Sœur André, elle, ne prévoit "rien" pour son 117e anniversaire -«Comment voulez-vous que j’agisse?»-, mais en coulisses, les choses s'organisent.
Il y aura une messe exceptionnelle dans cet établissement qui compte une dizaine d'autres religieuses. Une visioconférence avec des petits-neveux et arrières-petits-neveux privés de visite sera aussi organisée.
19 présidents
Des journalistes du monde entier, de New-York, de Lisbonne, appellent ou tentent de venir la rencontrer. Quand je lui dis «Sœur André, on vous attend, elle traîne des pieds mais ensuite on ne l'arrête plus», raconte David Tavella qui décrit une «femme d'esprit, exceptionnelle, très attendrissante».
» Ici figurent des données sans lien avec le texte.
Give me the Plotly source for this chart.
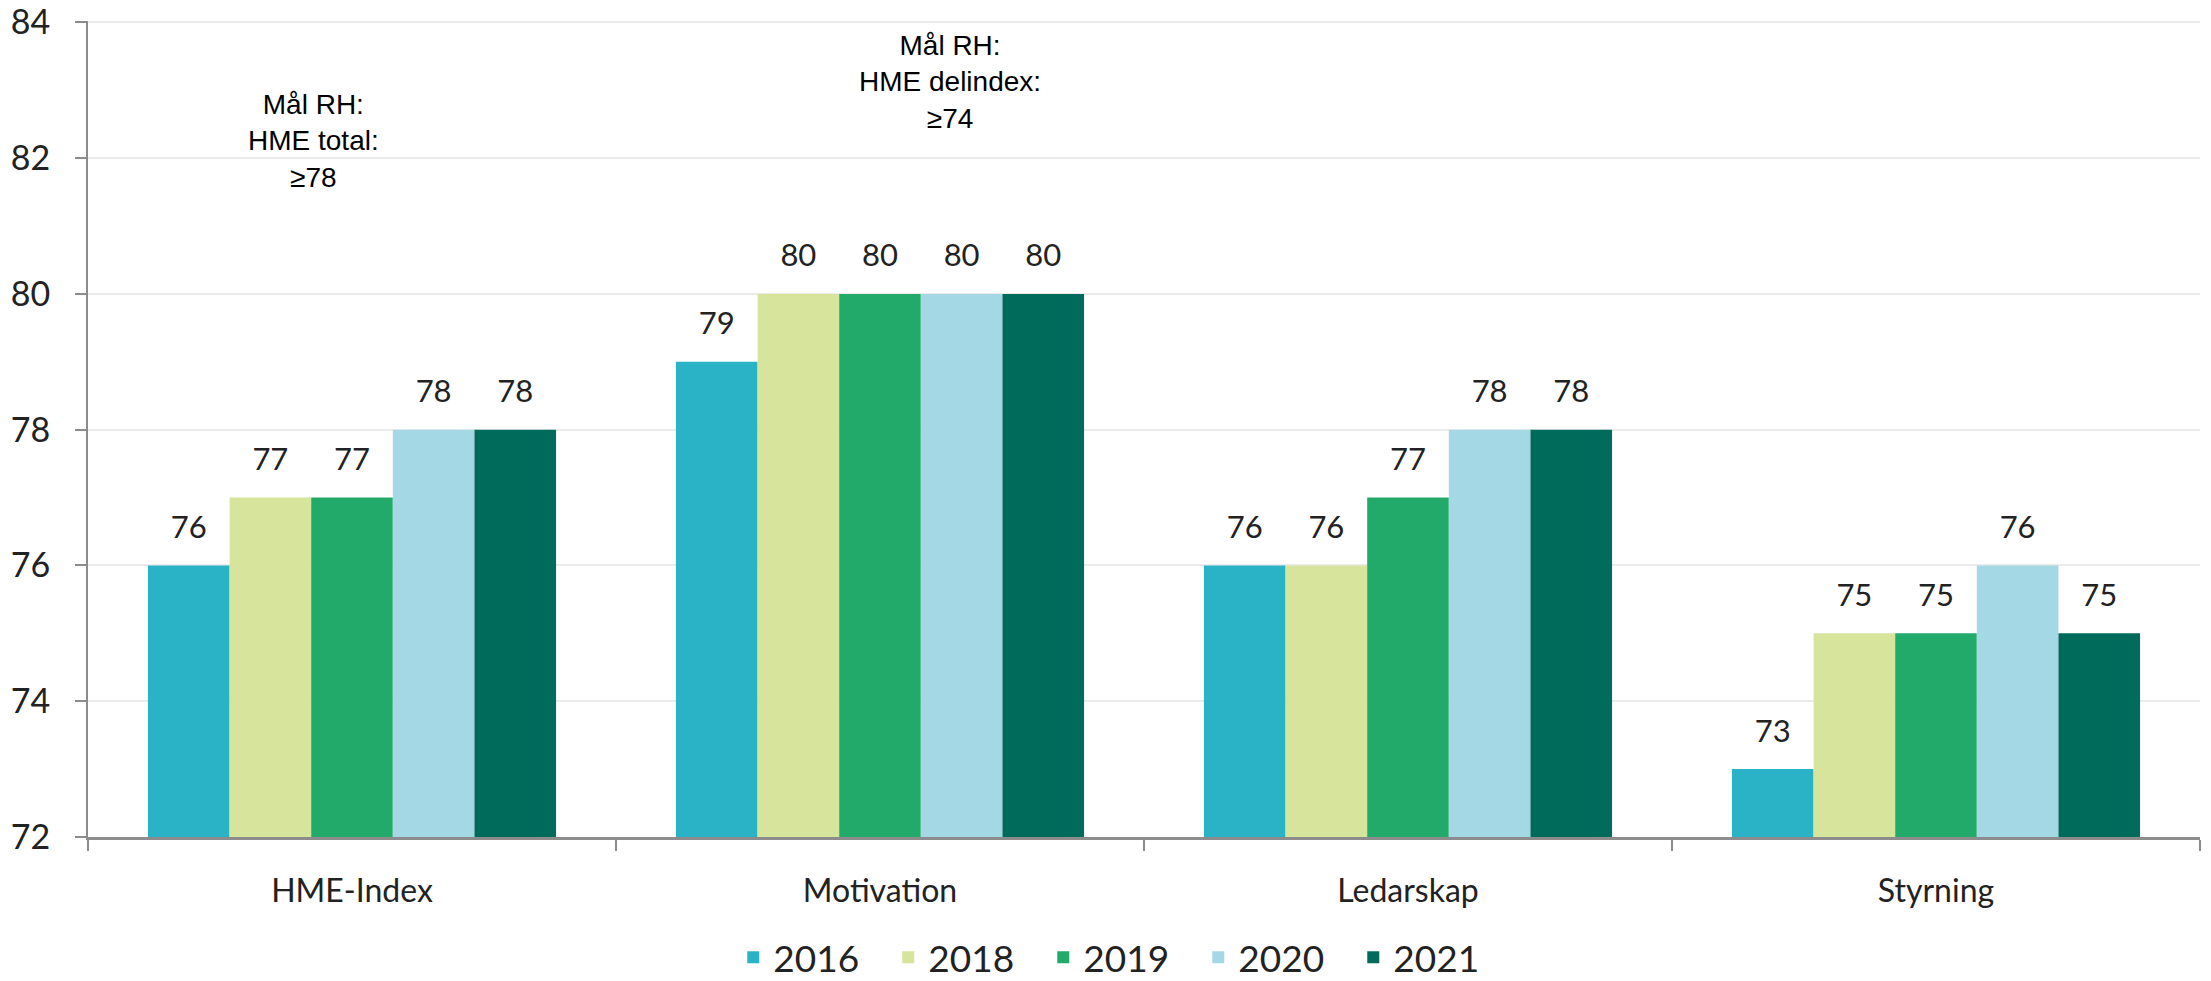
"""Grouped bar chart: HME index by area and year."""

import plotly.graph_objects as go

CATEGORIES = ["HME-Index", "Motivation", "Ledarskap", "Styrning"]
YEARS = ["2016", "2018", "2019", "2020", "2021"]
VALUES = {
    "2016": [76, 79, 76, 73],
    "2018": [77, 80, 76, 75],
    "2019": [77, 80, 77, 75],
    "2020": [78, 80, 78, 76],
    "2021": [78, 80, 78, 75],
}
COLORS = {
    "2016": "#2AB3C7",
    "2018": "#D7E49C",
    "2019": "#22AA6B",
    "2020": "#A4D8E5",
    "2021": "#006B5A",
}
Y_TICKS = [72, 74, 76, 78, 80, 82, 84]
TARGET_NOTES = [
    "Mål RH:<br>HME total:<br>≥78",
    "Mål RH:<br>HME delindex:<br>≥74",
]

LABEL_FONT = "Lato, 'Open Sans', sans-serif"
NOTE_FONT = "Liberation Sans, Arial, sans-serif"
AXIS_GREY = "#8c8c8c"
BARGAP = 0.227
PAGE_PAD = 8  # the page body offsets the figure by 8px

fig = go.Figure()

for year in YEARS:
    fig.add_trace(go.Bar(
        name=year,
        x=CATEGORIES,
        y=VALUES[year],
        marker=dict(color=COLORS[year], line=dict(width=0)),
        offsetgroup=year,
        alignmentgroup="g",
    ))

# value labels sit a bit above the bars, pushed up by an invisible marker
for year in YEARS:
    fig.add_trace(go.Scatter(
        x=CATEGORIES,
        y=VALUES[year],
        mode="markers+text",
        text=[str(v) for v in VALUES[year]],
        textposition="top center",
        textfont=dict(family=LABEL_FONT, size=31, color="#222222"),
        marker=dict(size=30, color="rgba(0,0,0,0)"),
        offsetgroup=year,
        alignmentgroup="g",
        showlegend=False,
        hoverinfo="skip",
        cliponaxis=False,
    ))

for note, nx, ny in zip(TARGET_NOTES, [0.107, 0.408], [0.853, 0.925]):
    fig.add_annotation(
        text=note, xref="paper", yref="paper", x=nx, y=ny,
        xanchor="center", yanchor="middle",
        showarrow=False, align="center",
        font=dict(family=NOTE_FONT, size=28, color="#000000"),
    )

fig.update_layout(
    width=2211 - PAGE_PAD,
    height=981 - PAGE_PAD,
    margin=dict(l=88 - PAGE_PAD, r=11, t=21 - PAGE_PAD, b=144, autoexpand=False),
    paper_bgcolor="white",
    plot_bgcolor="white",
    barmode="group",
    scattermode="group",
    bargap=BARGAP,
    bargroupgap=0,
    scattergap=BARGAP,
    font=dict(family=LABEL_FONT, color="#222222"),
    legend=dict(
        orientation="h",
        x=0.489,
        xanchor="center",
        y=-0.148,
        yanchor="middle",
        font=dict(family=LABEL_FONT, size=37, color="#222222"),
        entrywidth=110,
        itemclick=False,
        traceorder="normal",
    ),
)

fig.update_xaxes(
    type="category",
    tickson="boundaries",
    ticks="outside",
    ticklen=11,
    tickwidth=2,
    tickcolor=AXIS_GREY,
    showline=True,
    linecolor=AXIS_GREY,
    linewidth=3,
    showgrid=False,
    automargin=False,
    tickfont=dict(family=LABEL_FONT, size=32, color="#222222"),
    ticklabelstandoff=24,
)
fig.update_yaxes(
    range=[72, 84.02],
    tickmode="array",
    tickvals=Y_TICKS,
    ticks="outside",
    ticklen=11,
    tickwidth=2,
    tickcolor=AXIS_GREY,
    showline=True,
    linecolor=AXIS_GREY,
    linewidth=2,
    showgrid=True,
    gridcolor="#ebebeb",
    gridwidth=2,
    zeroline=False,
    automargin=False,
    ticklabeloverflow="allow",
    tickfont=dict(family=LABEL_FONT, size=34, color="#222222"),
    ticklabelstandoff=18,
)

fig.write_html("out.html")
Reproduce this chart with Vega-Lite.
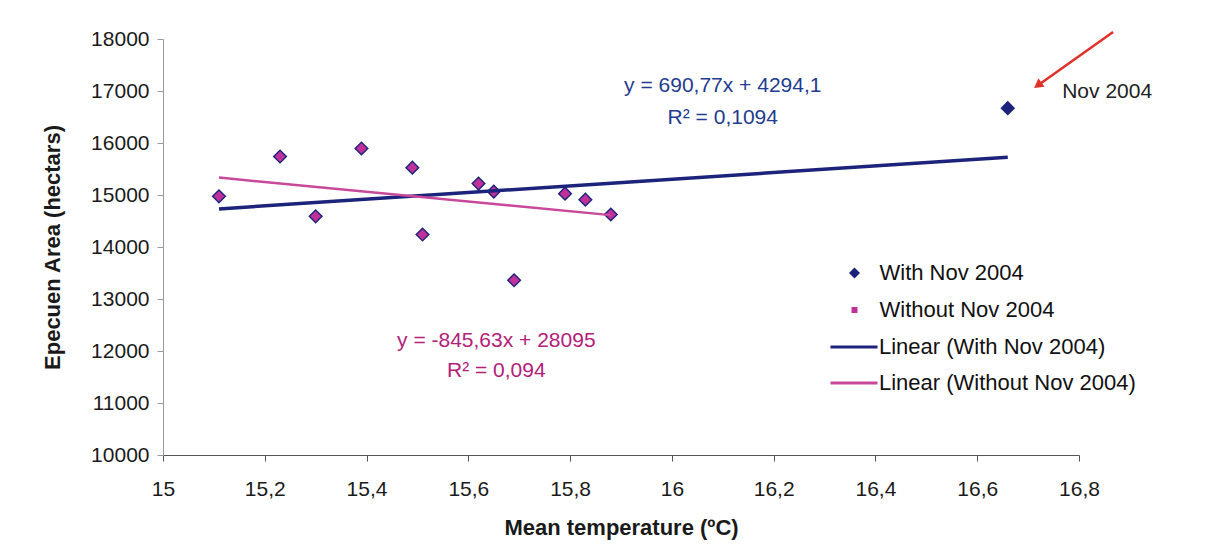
{
  "$schema": "https://vega.github.io/schema/vega-lite/v6.json",
  "width": 916,
  "height": 416,
  "autosize": {"type": "none"},
  "padding": {"left": 163, "top": 39, "right": 129, "bottom": 101},
  "background": "#ffffff",
  "config": {
    "view": {"stroke": null},
    "font": "Liberation Sans",
    "axis": {
      "grid": false,
      "labelFont": "Liberation Sans",
      "labelFontSize": 21,
      "labelColor": "#1a1a1a",
      "labelFlush": false,
      "titleFont": "Liberation Sans",
      "titleFontSize": 22,
      "titleFontWeight": "bold",
      "titleColor": "#1a1a1a",
      "domainColor": "#555555",
      "tickColor": "#555555",
      "tickSize": 6,
      "ticks": true
    },
    "legend": {
      "title": null,
      "orient": "none",
      "padding": 0,
      "labelFont": "Liberation Sans",
      "labelFontSize": 22,
      "labelColor": "#111111",
      "labelLimit": 500,
      "symbolStrokeWidth": 3
    }
  },
  "data": {
    "values": [
      {"temp": 15.11, "area": 14975, "nov": false},
      {"temp": 15.23, "area": 15740, "nov": false},
      {"temp": 15.30, "area": 14590, "nov": false},
      {"temp": 15.39, "area": 15895, "nov": false},
      {"temp": 15.49, "area": 15525, "nov": false},
      {"temp": 15.51, "area": 14240, "nov": false},
      {"temp": 15.62, "area": 15220, "nov": false},
      {"temp": 15.65, "area": 15065, "nov": false},
      {"temp": 15.69, "area": 13360, "nov": false},
      {"temp": 15.79, "area": 15025, "nov": false},
      {"temp": 15.83, "area": 14910, "nov": false},
      {"temp": 15.88, "area": 14625, "nov": false},
      {"temp": 16.66, "area": 16670, "nov": true}
    ]
  },
  "encoding": {
    "x": {
      "field": "temp", "type": "quantitative",
      "scale": {"domain": [15, 16.8], "nice": false, "zero": false},
      "axis": {
        "title": "Mean temperature (ºC)",
        "values": [15, 15.2, 15.4, 15.6, 15.8, 16, 16.2, 16.4, 16.6, 16.8],
        "labelExpr": "replace(format(datum.value, '.1~f'), '.', ',')",
        "labelPadding": 17,
        "titlePadding": 18
      }
    },
    "y": {
      "field": "area", "type": "quantitative",
      "scale": {"domain": [10000, 18000], "nice": false, "zero": false},
      "axis": {
        "title": "Epecuen Area  (hectars)",
        "values": [10000, 11000, 12000, 13000, 14000, 15000, 16000, 17000, 18000],
        "format": "d",
        "labelPadding": 8,
        "titlePadding": 26,
        "domainColor": "#999999",
        "tickColor": "#999999"
      }
    }
  },
  "layer": [
    {
      "transform": [{"filter": "false"}],
      "mark": {"type": "point", "filled": true, "opacity": 1},
      "encoding": {
        "color": {
          "datum": "With Nov 2004",
          "scale": {
            "domain": ["With Nov 2004", "Without Nov 2004"],
            "range": ["#1c237a", "#c0309a"]
          },
          "legend": {"legendX": 680.5, "legendY": 223, "labelOffset": 14, "rowPadding": 15}
        },
        "shape": {
          "datum": "With Nov 2004",
          "scale": {
            "domain": ["With Nov 2004", "Without Nov 2004"],
            "range": ["diamond", "square"]
          },
          "legend": {"legendX": 680.5, "legendY": 223, "labelOffset": 14, "rowPadding": 15}
        },
        "size": {
          "datum": "With Nov 2004",
          "type": "nominal",
          "scale": {
            "type": "ordinal",
            "domain": ["With Nov 2004", "Without Nov 2004"],
            "range": [121, 36]
          },
          "legend": {"legendX": 680.5, "legendY": 223, "labelOffset": 14, "rowPadding": 15}
        }
      }
    },
    {
      "transform": [{"filter": "false"}],
      "mark": {"type": "line", "strokeWidth": 3},
      "encoding": {
        "stroke": {
          "datum": "Linear (With Nov 2004)",
          "scale": {
            "domain": ["Linear (With Nov 2004)", "Linear (Without Nov 2004)"],
            "range": ["#1c237a", "#c8489a"]
          },
          "legend": {"legendX": 666, "legendY": 283, "labelOffset": 0, "rowPadding": -6, "symbolSize": 2209, "symbolType": "stroke"}
        }
      }
    },
    {
      "mark": {"type": "point", "filled": true, "opacity": 1, "size": 215, "shape": "diamond", "color": "#1c237a"}
    },
    {
      "transform": [{"filter": "datum.nov === false"}],
      "mark": {"type": "point", "filled": true, "opacity": 1, "size": 115, "shape": "diamond", "color": "#c0309a"}
    },
    {
      "transform": [{"regression": "area", "on": "temp"}],
      "mark": {"type": "line", "strokeWidth": 3.5, "color": "#1c237a"}
    },
    {
      "transform": [{"filter": "datum.nov === false"}, {"regression": "area", "on": "temp"}],
      "mark": {"type": "line", "strokeWidth": 2.5, "color": "#c8489a"}
    },
    {
      "transform": [{"filter": "datum.nov === true"}],
      "mark": {"type": "text", "fontSize": 21, "font": "Liberation Sans", "color": "#1f3c8f", "align": "center", "baseline": "middle"},
      "encoding": {
        "x": {"datum": 16.1, "type": "quantitative"},
        "y": {"datum": 17095, "type": "quantitative"},
        "text": {"value": "y = 690,77x + 4294,1"}
      }
    },
    {
      "transform": [{"filter": "datum.nov === true"}],
      "mark": {"type": "text", "fontSize": 21, "font": "Liberation Sans", "color": "#1f3c8f", "align": "center", "baseline": "middle"},
      "encoding": {
        "x": {"datum": 16.1, "type": "quantitative"},
        "y": {"datum": 16480, "type": "quantitative"},
        "text": {"value": "R² = 0,1094"}
      }
    },
    {
      "transform": [{"filter": "datum.nov === true"}],
      "mark": {"type": "text", "fontSize": 21, "font": "Liberation Sans", "color": "#b3207a", "align": "center", "baseline": "middle"},
      "encoding": {
        "x": {"datum": 15.655, "type": "quantitative"},
        "y": {"datum": 12200, "type": "quantitative"},
        "text": {"value": "y = -845,63x + 28095"}
      }
    },
    {
      "transform": [{"filter": "datum.nov === true"}],
      "mark": {"type": "text", "fontSize": 21, "font": "Liberation Sans", "color": "#b3207a", "align": "center", "baseline": "middle"},
      "encoding": {
        "x": {"datum": 15.655, "type": "quantitative"},
        "y": {"datum": 11620, "type": "quantitative"},
        "text": {"value": "R² = 0,094"}
      }
    },
    {
      "transform": [{"filter": "datum.nov === true"}],
      "mark": {"type": "text", "fontSize": 21, "font": "Liberation Sans", "color": "#222222", "align": "left", "baseline": "middle"},
      "encoding": {
        "x": {"datum": 16.767, "type": "quantitative"},
        "y": {"datum": 16980, "type": "quantitative"},
        "text": {"value": "Nov 2004"}
      }
    },
    {
      "transform": [{"filter": "datum.nov === true"}],
      "mark": {"type": "rule", "color": "#e0302a", "strokeWidth": 2.5},
      "encoding": {
        "x": {"datum": 16.867, "type": "quantitative"},
        "y": {"datum": 18135, "type": "quantitative"},
        "x2": {"datum": 16.725},
        "y2": {"datum": 17150}
      }
    },
    {
      "transform": [{"filter": "datum.nov === true"}],
      "mark": {"type": "point", "shape": "triangle-up", "filled": true, "color": "#e0302a", "opacity": 1, "size": 110, "angle": 234},
      "encoding": {
        "x": {"datum": 16.719, "type": "quantitative"},
        "y": {"datum": 17110, "type": "quantitative"}
      }
    }
  ]
}
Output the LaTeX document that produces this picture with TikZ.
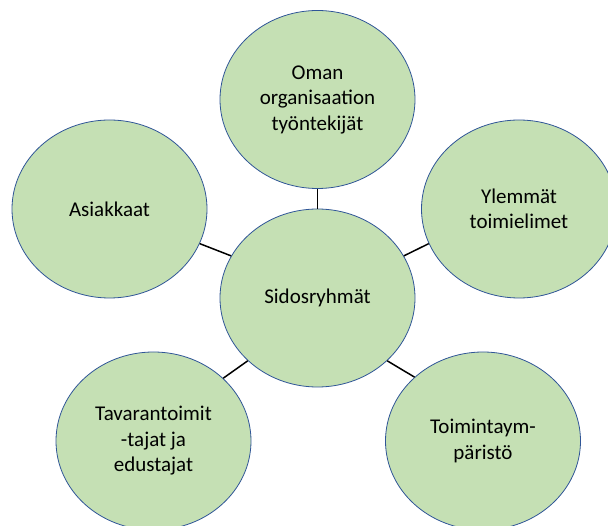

C'est elle qui a souhaité qu'on révèle son test PCR positif.
Mercredi, celle qui a connu trois républiques et 19 présidents depuis sa naissance prenait un peu de soleil dans le jardin entourée de lauriers, les mains jointes en prière, le visage sur le côté, les yeux fermés. Aux plus jeunes, elle recommande d'être «courageux » et de faire preuve de pitié.
Née à Alès dans le Gard, dans une famille protestante non pratiquante, seule fille entourée de trois frères, Sœur André a été gouvernante dans plusieurs familles, à Paris et en province.
Un de ses plus beaux souvenirs reste le retour de deux de ses frères à la fin de la Première Guerre mondiale. «C'était rare, dans les familles, il y avait plutôt deux morts que deux vivants. Ils sont revenus tous les deux», racontait-elle à l'AFP l'an dernier, à l'occasion de ses 116 ans.
«Elle se fait baptiser à 26 ans et entre dans les ordres assez tardivement, à 41 ans, au sein de la compagnie des Filles de la Charité.
J’ai été gouvernante-institutrice à Paris, et je m’en trouvais très bien. J’ai voulu pousser plus loin, et être fille de charité», se souvient-elle.
Affectée dans un hôpital de Vichy (Allier), elle y reste 31 ans.
Elle a travaillé jusqu'à la fin des années 70 et a passé ensuite 30 ans dans un établissement pour personnes âgées (Ehpad) de la commune des Marches, en Savoie, avant de s'installer dans un établissement toulonnais. Soeur André a eu quatre petits-neveux et de nombreux arrières petits-neveux.